SA homeownership set for huge growth

Homeownership set for growthThe residential property market is set for enormous expansion over the next few years, on the back of huge growth in SA’s black middle class.

Just-released research findings show that the number of adults in this group has more than doubled in the past eight years from 1,7 million to 4,2 million, while the number of white middle class adults rose from 2,8 million to 3 million.

The research, conducted by the UCT Unilever Institute of Strategic Marketing, also found that the annual spend of the black middle class already tops R400 billion a year.

What are even more exciting though, are the findings of the survey with regard to changing consumer behaviour in this group over the past eight years – years which have included the global financial crisis and an enduring economic downturn in many parts of the world.

Reporting on the research this month, Institute Director Prof John Simpson explained how tough times and much greater difficulty in finding and keeping employment, have led to a new financial conservatism in the black middle class.

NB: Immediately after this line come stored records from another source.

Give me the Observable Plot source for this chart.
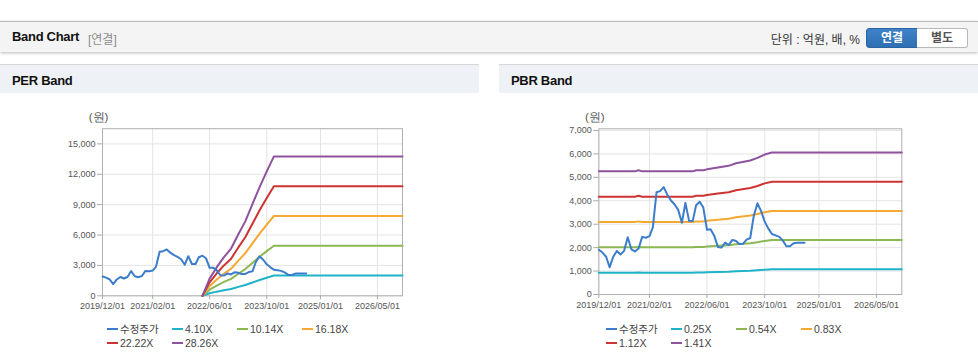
<!DOCTYPE html>
<html><head><meta charset="utf-8">
<script src="https://cdn.jsdelivr.net/npm/d3@7"></script>
<script src="https://cdn.jsdelivr.net/npm/@observablehq/plot@0.6"></script>
<style>
html,body{margin:0;padding:0;background:#fff;}
body{width:978px;height:364px;overflow:hidden;position:relative;font-family:"Liberation Sans","Noto Sans CJK KR",Arial,sans-serif;color:#222;}
.abs{position:absolute;}
#topbar{left:0;top:21px;width:978px;height:30px;background:#f4f4f4;border-top:1px solid #b9b9b9;box-shadow:0 1px 3px rgba(0,0,0,0.28);}
.t1{font-weight:bold;font-size:13px;letter-spacing:-0.3px;color:#111;}
.phead{top:64px;width:479px;height:28px;background:#eef2f7;border-top:1px solid #d6d6d6;}
.btn{top:28px;height:18px;width:50px;font-size:12px;font-weight:bold;text-align:center;line-height:18px;box-sizing:content-box;}
.legend{top:323px;display:grid;grid-template-columns:65px 65px 65px 65px;font-size:10.5px;color:#444;line-height:13.5px;}
.legend span.sw{display:inline-block;width:11px;height:2px;vertical-align:middle;margin-right:2px;position:relative;top:-1px;}
</style></head>
<body>
<div id="topbar" class="abs">
  <div class="abs t1" style="left:12px;top:7px;">Band Chart</div>
  <div class="abs" style="left:88px;top:8px;font-size:12px;color:#8c8c8c;">[연결]</div>
  <div class="abs" style="right:118px;top:8px;font-size:12px;color:#333;">단위 : 억원, 배, %</div>
</div>
<div class="abs btn" style="left:866px;background:linear-gradient(#3f82c8,#2f6fb3);border:1px solid #2a64a3;border-radius:3px 0 0 3px;color:#fff;">연결</div>
<div class="abs btn" style="left:917px;background:#fff;border:1px solid #b8b8b8;border-left:none;border-radius:0 3px 3px 0;color:#555;">별도</div>

<div class="abs phead" style="left:0;"><div class="abs t1" style="left:12px;top:8px;">PER Band</div></div>
<div class="abs phead" style="left:499px;"><div class="abs t1" style="left:12px;top:8px;">PBR Band</div></div>

<div id="per" class="abs" style="left:0;top:100px;"></div>
<div id="pbr" class="abs" style="left:499px;top:100px;"></div>
<div id="perLegend" class="abs legend" style="left:107px;"></div>
<div id="pbrLegend" class="abs legend" style="left:606px;"></div>

<script>
// ---- data ----
const priceStart = "2019-12-01"; // monthly adjusted price (수정주가)
const priceValues = [1910,1790,1610,1160,1610,1860,1710,1860,2440,1930,1840,1960,
  2460,2420,2490,2860,4360,4410,4580,4260,4010,3840,3610,3060,
  3910,3140,3140,3810,3960,3710,2760,2780,2510,2030,2000,2210,
  2110,2330,2280,2150,2160,2340,2410,3360,3890,3560,3110,2810,
  2580,2520,2460,2310,2060,2060,2190,2210,2210,2210];

const xTickDates = ["2019-12-01","2021-02-01","2022-06-01","2023-10-01","2025-01-01","2026-05-01"];
const xDomain = ["2019-12-01","2026-12-01"];

const perLabels = ["수정주가","4.10X","10.14X","16.18X","22.22X","28.26X"];
const pbrLabels = ["수정주가","0.25X","0.54X","0.83X","1.12X","1.41X"];
const seriesColors = ["#3b7dcb","#1fb3c8","#8cb853","#f5a833","#cc3332","#8f529d"];

const perBandDates = ["2022-04-01","2022-06-01","2022-08-01","2022-10-01","2022-12-01","2023-02-01",
  "2023-04-01","2023-06-01","2023-08-01","2023-10-01","2023-12-01","2026-12-01"];
const per410  = [0,246,410,554,677,882,1066,1312,1558,1784,1997,1997];
const per1014 = [0,608,1014,1369,1673,2180,2636,3245,3853,4411,4938,4938];
const per1618 = [0,971,1618,2184,2670,3479,4207,5178,6148,7038,7880,7880];
const per2222 = [0,1333,2222,3000,3666,4777,5777,7110,8444,9666,10821,10821];
const per2826 = [0,1696,2826,3815,4663,6076,7348,9043,10739,12293,13763,13763];

const pbrBandDates = ["2019-12-01","2020-10-01","2020-11-01","2020-12-01","2022-02-01","2022-03-01",
  "2022-05-01","2022-06-01","2022-09-01","2022-12-01","2023-02-01","2023-06-01","2023-08-01",
  "2023-10-01","2023-12-01","2026-12-01"];
const pbr025 = [932,932,940,932,932,940,940,947,961,974,993,1014,1034,1059,1075,1075];
const pbr054 = [2013,2013,2030,2013,2013,2030,2030,2045,2076,2103,2145,2191,2233,2286,2321,2321];
const pbr083 = [3093,3093,3120,3093,3093,3120,3120,3143,3191,3232,3297,3367,3432,3514,3567,3567];
const pbr112 = [4174,4174,4210,4174,4174,4210,4210,4241,4305,4361,4449,4544,4631,4742,4814,4814];
const pbr141 = [5255,5255,5300,5255,5255,5300,5300,5340,5420,5490,5600,5720,5830,5970,6060,6060];

const perYTicks = [0,3000,6000,9000,12000,15000];
const pbrYTicks = [0,1000,2000,3000,4000,5000,6000,7000];

// ---- build ----
const toDate = s => new Date(s + "T00:00:00Z");
const priceRows = label => priceValues.map((v,i) => ({date: d3.utcMonth.offset(toDate(priceStart), i), value: v, series: label}));
const bandRows = (dates, vals, label) => vals.map((v,i) => ({date: toDate(dates[i]), value: v, series: label}));

function chart(rows, labels, yDomain, yTicks, m) {
  const xt = xTickDates.map(toDate);
  const price = rows.filter(r => r.series === labels[0]);
  const bands = rows.filter(r => r.series !== labels[0]);
  return Plot.plot({
    width: 479, height: 220,
    marginLeft: m.left, marginRight: m.right, marginTop: m.top, marginBottom: m.bottom,
    style: {fontFamily: '"Liberation Sans", Arial, sans-serif', fontSize: "9px", color: "#555", background: "transparent", overflow: "visible"},
    x: {type: "utc", domain: xDomain.map(toDate)},
    y: {domain: yDomain},
    color: {domain: labels, range: seriesColors},
    marks: [
      Plot.gridX(xt, {stroke: "#e4e4e4", strokeOpacity: 1}),
      Plot.gridY(yTicks, {stroke: "#e4e4e4", strokeOpacity: 1}),
      Plot.frame({stroke: "#b0b0b0"}),
      Plot.line(bands, {x: "date", y: "value", z: "series", stroke: "series", strokeWidth: 2}),
      Plot.line(price, {x: "date", y: "value", z: "series", stroke: "series", strokeWidth: 2}),
      Plot.axisX(xt, {tickFormat: d3.utcFormat("%Y/%m/%d"), tickSize: 4, tickPadding: 3, stroke: "#aaa", fill: "#555", label: null}),
      Plot.axisY(yTicks, {tickFormat: d3.format(","), tickSize: 5, tickPadding: 2, stroke: "#aaa", fill: "#555", label: null}),
      Plot.text(["(원)"], {text: d => d, frameAnchor: "top-left", dx: -4, dy: -11, textAnchor: "middle", lineAnchor: "middle", fontSize: 11.5, fill: "#555"})
    ]
  });
}

const perRows = [
  ...priceRows(perLabels[0]),
  ...bandRows(perBandDates, per410, perLabels[1]),
  ...bandRows(perBandDates, per1014, perLabels[2]),
  ...bandRows(perBandDates, per1618, perLabels[3]),
  ...bandRows(perBandDates, per2222, perLabels[4]),
  ...bandRows(perBandDates, per2826, perLabels[5])
];
const pbrRows = [
  ...priceRows(pbrLabels[0]),
  ...bandRows(pbrBandDates, pbr025, pbrLabels[1]),
  ...bandRows(pbrBandDates, pbr054, pbrLabels[2]),
  ...bandRows(pbrBandDates, pbr083, pbrLabels[3]),
  ...bandRows(pbrBandDates, pbr112, pbrLabels[4]),
  ...bandRows(pbrBandDates, pbr141, pbrLabels[5])
];

document.getElementById("per").appendChild(chart(perRows, perLabels, [0,16500], perYTicks, {left:102, right:77, top:28.2, bottom:24.7}));
document.getElementById("pbr").appendChild(chart(pbrRows, pbrLabels, [0,7070], pbrYTicks, {left:99.3, right:76.7, top:28.3, bottom:26}));

function legend(id, labels) {
  const el = document.getElementById(id);
  labels.forEach((l,i) => {
    const d = document.createElement("div");
    d.innerHTML = '<span class="sw" style="background:' + seriesColors[i] + '"></span>' + l;
    el.appendChild(d);
  });
}
legend("perLegend", perLabels);
legend("pbrLegend", pbrLabels);
</script>
</body></html>
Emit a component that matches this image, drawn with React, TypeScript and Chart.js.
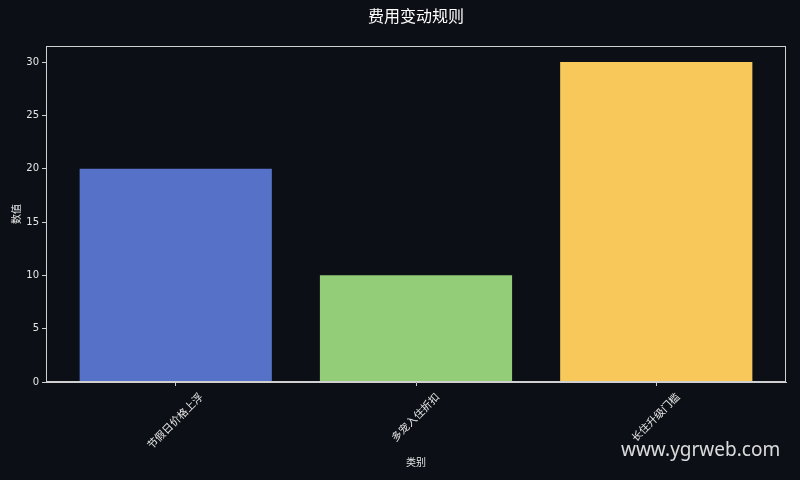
import React, { useEffect, useRef } from 'react';
import { Chart, registerables } from 'chart.js';

Chart.register(...registerables);

const chartTitle = '费用变动规则';
const categories = ['节假日价格上浮', '多宠入住折扣', '长住升级门槛'];
const values = [20, 10, 30];
const barColors = ['#5572c8', '#93cd77', '#f9c85b'];
const yTicks = [0, 5, 10, 15, 20, 25, 30];

const FONT = "'DejaVu Sans', 'Noto Sans CJK SC', sans-serif";
const BG = '#0c0f15';
const FG = '#e6e6e6';
const SPINE = '#d0d0d0';

export default function App() {
  const chartRef = useRef<HTMLCanvasElement>(null);
  const chartInstance = useRef<Chart | null>(null);

  useEffect(() => {
    if (!chartRef.current) return;
    if (chartInstance.current) chartInstance.current.destroy();
    const ctx = chartRef.current.getContext('2d');
    if (!ctx) return;

    // background, title over the plot, box spines and centered rotated category labels
    const decor = {
      id: 'decor',
      beforeDraw(chart: Chart) {
        const c = chart.ctx;
        c.save();
        c.fillStyle = BG;
        c.fillRect(0, 0, chart.width, chart.height);
        c.restore();
      },
      afterDraw(chart: Chart) {
        const c = chart.ctx;
        const area = chart.chartArea;
        c.save();
        c.strokeStyle = SPINE;
        c.lineWidth = 1;
        c.strokeRect(area.left + 0.5, area.top + 0.5, area.right - area.left - 1, area.bottom - area.top - 1);

        c.font = `16px ${FONT}`;
        c.fillStyle = '#ffffff';
        c.textAlign = 'center';
        c.textBaseline = 'middle';
        c.fillText(chartTitle, (area.left + area.right) / 2, 18);

        const xs = chart.scales.x;
        c.font = `10.5px ${FONT}`;
        c.fillStyle = FG;
        categories.forEach((label, i) => {
          const px = xs.getPixelForValue(i);
          const w = c.measureText(label).width;
          const h = 10.5;
          const extent = (w + h) / Math.SQRT2;
          const cy = area.bottom + 10 + extent / 2;
          c.save();
          c.translate(px, cy);
          c.rotate(-Math.PI / 4);
          c.fillText(label, 0, 0);
          c.restore();
        });
        c.restore();
      },
    };

    chartInstance.current = new Chart(ctx, {
      type: 'bar',
      data: {
        datasets: [
          {
            data: values.map((v, i) => ({ x: i, y: v })),
            backgroundColor: barColors,
            borderWidth: 0,
            barPercentage: 0.8,
            categoryPercentage: 1,
          },
        ],
      },
      plugins: [decor],
      options: {
        animation: false,
        responsive: false,
        maintainAspectRatio: false,
        layout: { padding: { left: 0, right: 14, top: 46, bottom: 0 } },
        plugins: {
          legend: { display: false },
          tooltip: { enabled: false },
          title: { display: false },
        },
        scales: {
          x: {
            type: 'linear',
            min: -0.54,
            max: 2.54,
            offset: false,
            afterBuildTicks: (scale: any) => {
              scale.ticks = categories.map((_, i) => ({ value: i }));
            },
            afterFit: (scale: any) => {
              scale.height = 98;
            },
            ticks: { display: false },
            grid: {
              offset: false,
              drawOnChartArea: false,
              drawTicks: true,
              tickLength: 4,
              color: SPINE,
            },
            border: { color: SPINE },
            title: {
              display: true,
              text: '类别',
              color: FG,
              font: { family: FONT, size: 10 },
              padding: { top: 0, bottom: 11 },
            },
          },
          y: {
            min: 0,
            max: 31.5,
            afterBuildTicks: (scale: any) => {
              scale.ticks = yTicks.map((v) => ({ value: v }));
            },
            afterFit: (scale: any) => {
              scale.width = 46;
            },
            ticks: {
              color: FG,
              font: { family: FONT, size: 10 },
              padding: 3,
            },
            grid: {
              drawOnChartArea: false,
              drawTicks: true,
              tickLength: 4,
              color: SPINE,
            },
            border: { color: SPINE },
            title: {
              display: true,
              text: '数值',
              color: FG,
              font: { family: FONT, size: 10 },
              padding: { top: 11, bottom: 0 },
            },
          },
        },
      },
    });

    return () => {
      if (chartInstance.current) {
        chartInstance.current.destroy();
        chartInstance.current = null;
      }
    };
  }, []);

  return (
    <div style={{ position: 'fixed', left: 0, top: 0, width: 800, height: 480, background: BG }}>
      <canvas ref={chartRef} width={800} height={480} style={{ width: 800, height: 480 }}></canvas>
      <div
        style={{
          position: 'absolute',
          left: 621,
          top: 437,
          fontFamily: "'Noto Sans', 'DejaVu Sans', sans-serif",
          fontSize: 19,
          lineHeight: '24px',
          color: 'rgba(255,255,255,0.85)',
          whiteSpace: 'nowrap',
        }}
      >
        www.ygrweb.com
      </div>
    </div>
  );
}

He said respondents to the survey had clearly indicated that it was no longer a case of ‘bling at all costs’. In contrast to the Institute’s studies on the black middle class (Black Diamonds) in the early 2000s, which revealed rampant spending and a huge appetite for short-term borrowing, 80% of participants in the latest study – entitled “Four Million and Rising” – reported being much more cautious about spending and “only using credit when something was absolutely essential”.

This is a very positive development from the real estate point of view, because it suggests that far more consumers are now getting a handle on their financial affairs, getting rid of short-term debt, and putting themselves in a better position to save deposits and acquire homes of their own.

In other words, as First National Bank recently noted, they would appear to be “reprioritising” their household spending – as already indicated by the fact that spending on household goods and services is declining, new car sales are down, and the rate of unsecured lending growth is dropping.

Obviously, there are also rising demands on household incomes from other sources, such as increased food, transport, and utility costs – but it is the high levels of household debt which are currently the real barriers to homeownership for many families, because the repayments chew up a very large proportion of their disposable income.

And since there now appears to be a new and growing willingness to eliminate credit and store card debt, to stop buying furniture, cars, and other goods on credit, and to stop taking out personal loans to fund a lavish lifestyle, the black middle class has the potential to raise housing demand – and home ownership – by literally millions of units over the next few years.

  • Meanwhile, some 400 000 low-income households are also set to become new homeowners over the next three years, according to budget documents recently tabled in parliament by the National Department of Housing, which will spend R32 billion on new houses this year. Many of these owners may never be able to upgrade to more expensive, bonded properties, but the fact that they have a proper home and security of tenure will improve their lives and those of their children, which is the most important benefit of homeownership.